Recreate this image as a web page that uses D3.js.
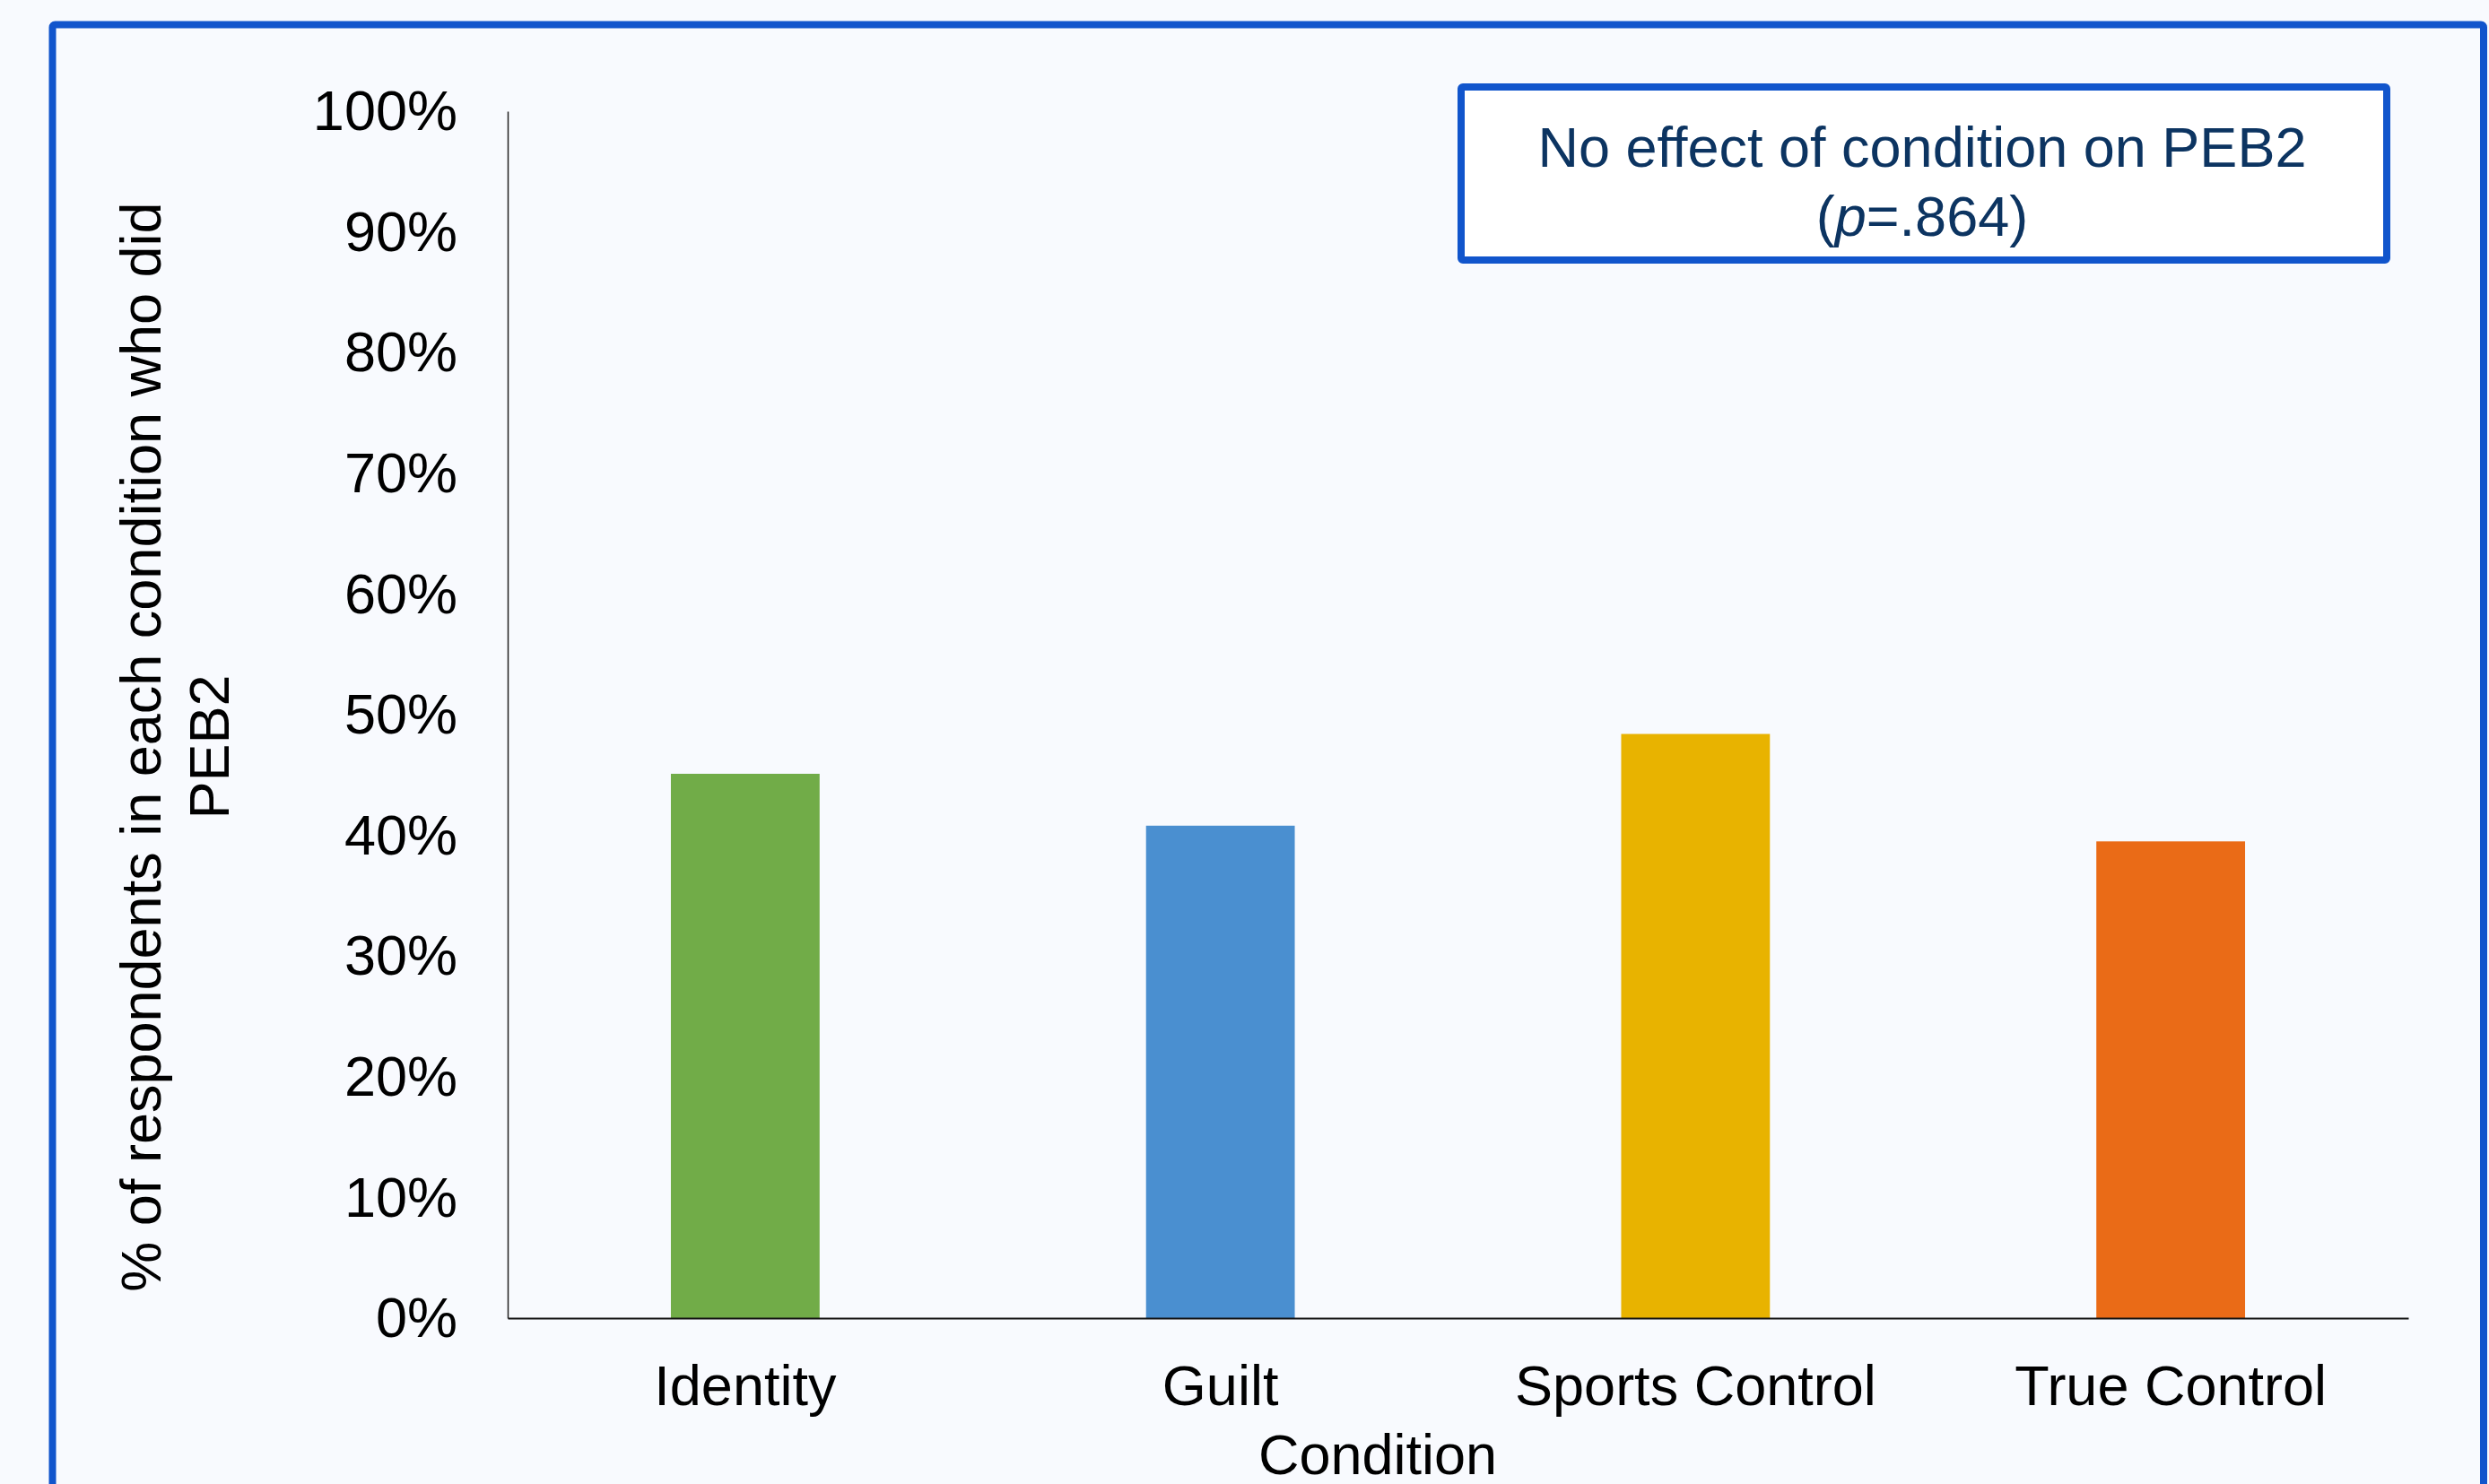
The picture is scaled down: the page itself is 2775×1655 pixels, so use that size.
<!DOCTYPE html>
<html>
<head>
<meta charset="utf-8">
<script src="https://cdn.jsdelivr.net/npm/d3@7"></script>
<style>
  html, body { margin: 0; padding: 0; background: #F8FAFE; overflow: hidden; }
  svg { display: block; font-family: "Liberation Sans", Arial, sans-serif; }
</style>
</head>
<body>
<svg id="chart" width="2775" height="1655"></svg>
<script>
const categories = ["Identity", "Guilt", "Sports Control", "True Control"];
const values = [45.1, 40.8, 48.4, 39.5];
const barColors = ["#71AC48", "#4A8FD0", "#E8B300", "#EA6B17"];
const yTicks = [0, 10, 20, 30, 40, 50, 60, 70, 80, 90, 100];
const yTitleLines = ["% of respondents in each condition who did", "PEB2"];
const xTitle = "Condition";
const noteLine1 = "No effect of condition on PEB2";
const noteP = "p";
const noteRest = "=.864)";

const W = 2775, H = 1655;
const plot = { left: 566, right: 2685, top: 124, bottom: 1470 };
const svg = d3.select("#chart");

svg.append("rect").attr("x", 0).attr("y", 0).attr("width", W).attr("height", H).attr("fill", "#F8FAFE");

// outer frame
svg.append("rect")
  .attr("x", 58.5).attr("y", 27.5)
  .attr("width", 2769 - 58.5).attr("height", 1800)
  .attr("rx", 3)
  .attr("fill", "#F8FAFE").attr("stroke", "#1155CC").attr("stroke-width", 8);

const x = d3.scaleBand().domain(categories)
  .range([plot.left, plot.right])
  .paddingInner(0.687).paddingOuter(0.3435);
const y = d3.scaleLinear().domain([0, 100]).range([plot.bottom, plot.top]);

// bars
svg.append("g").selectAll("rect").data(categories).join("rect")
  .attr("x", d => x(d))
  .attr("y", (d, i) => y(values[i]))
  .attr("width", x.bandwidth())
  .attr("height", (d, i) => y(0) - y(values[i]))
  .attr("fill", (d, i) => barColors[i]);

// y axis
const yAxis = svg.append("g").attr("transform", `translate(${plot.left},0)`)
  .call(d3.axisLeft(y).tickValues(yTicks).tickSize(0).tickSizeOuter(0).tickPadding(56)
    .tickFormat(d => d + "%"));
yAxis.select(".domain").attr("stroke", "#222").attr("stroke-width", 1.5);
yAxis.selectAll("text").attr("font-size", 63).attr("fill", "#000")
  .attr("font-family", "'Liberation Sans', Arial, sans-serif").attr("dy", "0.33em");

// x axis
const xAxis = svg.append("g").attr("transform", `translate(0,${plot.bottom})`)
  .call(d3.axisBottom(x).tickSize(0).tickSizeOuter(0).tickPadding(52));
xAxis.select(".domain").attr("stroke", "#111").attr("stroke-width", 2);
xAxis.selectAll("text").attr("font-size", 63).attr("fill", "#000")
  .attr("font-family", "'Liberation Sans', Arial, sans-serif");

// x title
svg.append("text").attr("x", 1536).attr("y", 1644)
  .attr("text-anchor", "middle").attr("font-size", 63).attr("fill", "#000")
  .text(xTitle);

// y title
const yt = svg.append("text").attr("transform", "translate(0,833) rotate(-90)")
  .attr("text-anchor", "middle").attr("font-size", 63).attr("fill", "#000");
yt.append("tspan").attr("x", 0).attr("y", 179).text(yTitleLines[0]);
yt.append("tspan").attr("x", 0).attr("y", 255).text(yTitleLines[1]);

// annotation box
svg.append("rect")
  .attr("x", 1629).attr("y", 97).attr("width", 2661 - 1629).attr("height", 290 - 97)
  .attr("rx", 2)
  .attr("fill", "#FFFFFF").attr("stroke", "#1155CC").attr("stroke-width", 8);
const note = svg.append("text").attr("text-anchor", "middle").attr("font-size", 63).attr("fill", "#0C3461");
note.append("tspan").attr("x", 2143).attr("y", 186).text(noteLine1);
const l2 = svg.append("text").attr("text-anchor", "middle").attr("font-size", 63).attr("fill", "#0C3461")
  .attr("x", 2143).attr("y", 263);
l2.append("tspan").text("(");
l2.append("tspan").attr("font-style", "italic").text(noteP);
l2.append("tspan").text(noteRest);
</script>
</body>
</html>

____

Problem requirements -
Identify every line above with the string "that" in it. Copy those lines.

Final result -
Recreate this image as a web page that uses D3.js.
The picture is scaled down: the page itself is 2775×1655 pixels, so use that size.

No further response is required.